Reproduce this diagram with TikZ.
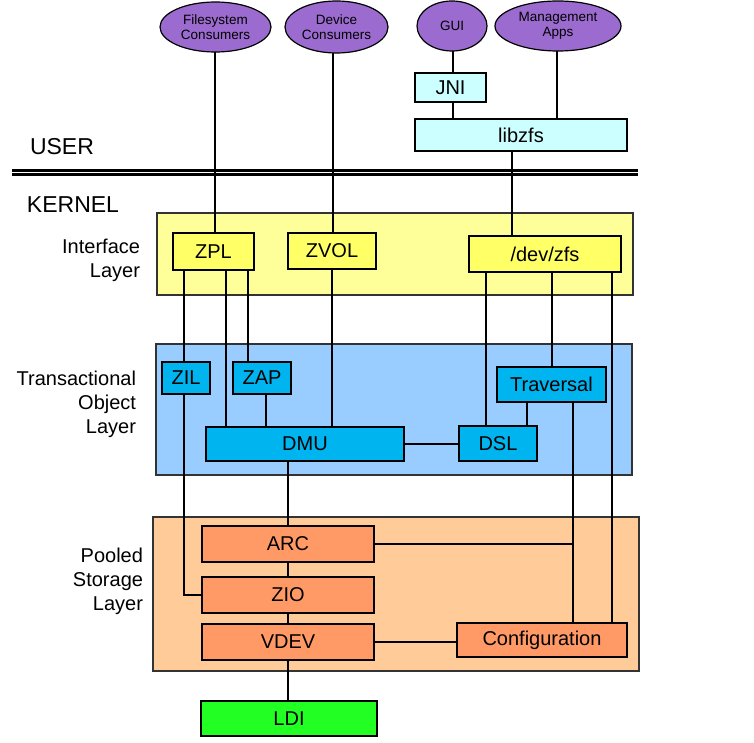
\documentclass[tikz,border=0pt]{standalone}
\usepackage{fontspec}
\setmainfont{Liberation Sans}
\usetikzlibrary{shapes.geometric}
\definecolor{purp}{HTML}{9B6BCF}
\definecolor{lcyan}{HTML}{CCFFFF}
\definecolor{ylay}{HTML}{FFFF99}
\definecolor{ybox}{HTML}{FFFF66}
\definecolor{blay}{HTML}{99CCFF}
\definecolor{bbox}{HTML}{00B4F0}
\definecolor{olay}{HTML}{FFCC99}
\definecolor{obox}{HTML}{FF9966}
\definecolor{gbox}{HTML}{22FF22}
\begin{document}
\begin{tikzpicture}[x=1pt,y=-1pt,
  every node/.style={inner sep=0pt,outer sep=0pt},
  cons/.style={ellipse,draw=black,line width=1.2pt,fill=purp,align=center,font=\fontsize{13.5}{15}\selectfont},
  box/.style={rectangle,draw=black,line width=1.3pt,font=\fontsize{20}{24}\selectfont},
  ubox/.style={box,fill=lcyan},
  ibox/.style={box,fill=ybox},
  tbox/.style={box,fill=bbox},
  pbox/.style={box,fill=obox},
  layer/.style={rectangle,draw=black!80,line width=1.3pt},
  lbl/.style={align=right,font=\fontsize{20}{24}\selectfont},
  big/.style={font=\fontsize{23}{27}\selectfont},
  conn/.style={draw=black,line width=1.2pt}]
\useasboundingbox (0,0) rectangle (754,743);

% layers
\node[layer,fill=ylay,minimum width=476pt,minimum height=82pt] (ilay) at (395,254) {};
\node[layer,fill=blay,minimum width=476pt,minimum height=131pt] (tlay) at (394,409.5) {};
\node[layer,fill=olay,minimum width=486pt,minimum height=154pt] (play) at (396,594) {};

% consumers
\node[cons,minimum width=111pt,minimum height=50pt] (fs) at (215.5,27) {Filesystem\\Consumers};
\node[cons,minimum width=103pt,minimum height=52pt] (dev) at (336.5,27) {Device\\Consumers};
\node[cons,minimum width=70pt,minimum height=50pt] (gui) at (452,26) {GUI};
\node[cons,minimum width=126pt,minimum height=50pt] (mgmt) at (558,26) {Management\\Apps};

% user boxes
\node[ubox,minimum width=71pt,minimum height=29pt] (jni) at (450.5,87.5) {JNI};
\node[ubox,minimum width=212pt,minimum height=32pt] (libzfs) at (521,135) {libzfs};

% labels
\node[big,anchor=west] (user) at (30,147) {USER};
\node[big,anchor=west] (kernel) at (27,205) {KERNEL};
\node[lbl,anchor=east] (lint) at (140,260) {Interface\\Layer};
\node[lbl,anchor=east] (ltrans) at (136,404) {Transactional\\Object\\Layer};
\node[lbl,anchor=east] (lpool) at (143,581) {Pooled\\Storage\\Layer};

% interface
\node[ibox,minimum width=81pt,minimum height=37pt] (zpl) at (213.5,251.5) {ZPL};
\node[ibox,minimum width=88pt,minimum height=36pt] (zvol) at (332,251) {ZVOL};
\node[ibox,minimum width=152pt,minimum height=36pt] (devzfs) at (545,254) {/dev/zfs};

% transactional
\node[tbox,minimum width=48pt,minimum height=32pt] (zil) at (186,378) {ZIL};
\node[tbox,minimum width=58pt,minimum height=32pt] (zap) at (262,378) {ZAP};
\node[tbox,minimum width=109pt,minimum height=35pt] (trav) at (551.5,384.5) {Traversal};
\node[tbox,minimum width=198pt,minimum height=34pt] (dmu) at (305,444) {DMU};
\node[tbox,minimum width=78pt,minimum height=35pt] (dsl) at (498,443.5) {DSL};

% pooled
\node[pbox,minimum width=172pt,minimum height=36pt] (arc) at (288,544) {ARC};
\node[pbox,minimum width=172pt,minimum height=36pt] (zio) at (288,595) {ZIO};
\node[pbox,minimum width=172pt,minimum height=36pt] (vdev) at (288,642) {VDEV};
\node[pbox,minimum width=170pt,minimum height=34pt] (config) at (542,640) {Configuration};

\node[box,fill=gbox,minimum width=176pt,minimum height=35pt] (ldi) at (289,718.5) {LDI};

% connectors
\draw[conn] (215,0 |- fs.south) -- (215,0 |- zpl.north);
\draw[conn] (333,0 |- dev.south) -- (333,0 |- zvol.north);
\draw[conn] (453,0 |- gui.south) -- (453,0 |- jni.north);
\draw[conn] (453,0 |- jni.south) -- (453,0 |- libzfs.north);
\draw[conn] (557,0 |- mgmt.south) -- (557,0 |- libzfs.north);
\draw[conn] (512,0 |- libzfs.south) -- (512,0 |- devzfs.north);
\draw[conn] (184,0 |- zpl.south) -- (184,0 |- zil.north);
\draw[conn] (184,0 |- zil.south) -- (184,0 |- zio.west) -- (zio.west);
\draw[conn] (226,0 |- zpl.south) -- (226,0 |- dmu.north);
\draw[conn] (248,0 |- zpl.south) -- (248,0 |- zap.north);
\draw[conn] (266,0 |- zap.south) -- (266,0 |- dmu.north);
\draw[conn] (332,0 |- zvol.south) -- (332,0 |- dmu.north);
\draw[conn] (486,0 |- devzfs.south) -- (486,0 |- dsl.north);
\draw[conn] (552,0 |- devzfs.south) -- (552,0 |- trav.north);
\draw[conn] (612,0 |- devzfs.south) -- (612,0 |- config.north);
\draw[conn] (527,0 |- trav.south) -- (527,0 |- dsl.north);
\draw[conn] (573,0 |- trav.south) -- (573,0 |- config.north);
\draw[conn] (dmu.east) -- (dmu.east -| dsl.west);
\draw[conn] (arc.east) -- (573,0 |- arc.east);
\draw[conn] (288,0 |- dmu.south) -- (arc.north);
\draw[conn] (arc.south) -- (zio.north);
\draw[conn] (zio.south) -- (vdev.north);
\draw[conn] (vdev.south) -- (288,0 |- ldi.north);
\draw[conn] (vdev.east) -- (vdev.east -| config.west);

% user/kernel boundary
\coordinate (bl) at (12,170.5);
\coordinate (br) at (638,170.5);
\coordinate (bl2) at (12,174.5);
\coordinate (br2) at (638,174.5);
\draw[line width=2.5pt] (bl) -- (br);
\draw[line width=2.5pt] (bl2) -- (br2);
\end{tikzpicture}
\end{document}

> [Exercise objective]: Exactly as they appear, print the lines of the listing above from its first line through the line that contains "width=212pt,minimum height=32pt] (libzfs)", minus the pictures.

> [Written answer]:
Reproduce this diagram with TikZ.
\documentclass[tikz,border=0pt]{standalone}
\usepackage{fontspec}
\setmainfont{Liberation Sans}
\usetikzlibrary{shapes.geometric}
\definecolor{purp}{HTML}{9B6BCF}
\definecolor{lcyan}{HTML}{CCFFFF}
\definecolor{ylay}{HTML}{FFFF99}
\definecolor{ybox}{HTML}{FFFF66}
\definecolor{blay}{HTML}{99CCFF}
\definecolor{bbox}{HTML}{00B4F0}
\definecolor{olay}{HTML}{FFCC99}
\definecolor{obox}{HTML}{FF9966}
\definecolor{gbox}{HTML}{22FF22}
\begin{document}
\begin{tikzpicture}[x=1pt,y=-1pt,
  every node/.style={inner sep=0pt,outer sep=0pt},
  cons/.style={ellipse,draw=black,line width=1.2pt,fill=purp,align=center,font=\fontsize{13.5}{15}\selectfont},
  box/.style={rectangle,draw=black,line width=1.3pt,font=\fontsize{20}{24}\selectfont},
  ubox/.style={box,fill=lcyan},
  ibox/.style={box,fill=ybox},
  tbox/.style={box,fill=bbox},
  pbox/.style={box,fill=obox},
  layer/.style={rectangle,draw=black!80,line width=1.3pt},
  lbl/.style={align=right,font=\fontsize{20}{24}\selectfont},
  big/.style={font=\fontsize{23}{27}\selectfont},
  conn/.style={draw=black,line width=1.2pt}]
\useasboundingbox (0,0) rectangle (754,743);

% layers
\node[layer,fill=ylay,minimum width=476pt,minimum height=82pt] (ilay) at (395,254) {};
\node[layer,fill=blay,minimum width=476pt,minimum height=131pt] (tlay) at (394,409.5) {};
\node[layer,fill=olay,minimum width=486pt,minimum height=154pt] (play) at (396,594) {};

% consumers
\node[cons,minimum width=111pt,minimum height=50pt] (fs) at (215.5,27) {Filesystem\\Consumers};
\node[cons,minimum width=103pt,minimum height=52pt] (dev) at (336.5,27) {Device\\Consumers};
\node[cons,minimum width=70pt,minimum height=50pt] (gui) at (452,26) {GUI};
\node[cons,minimum width=126pt,minimum height=50pt] (mgmt) at (558,26) {Management\\Apps};

% user boxes
\node[ubox,minimum width=71pt,minimum height=29pt] (jni) at (450.5,87.5) {JNI};
\node[ubox,minimum width=212pt,minimum height=32pt] (libzfs) at (521,135) {libzfs};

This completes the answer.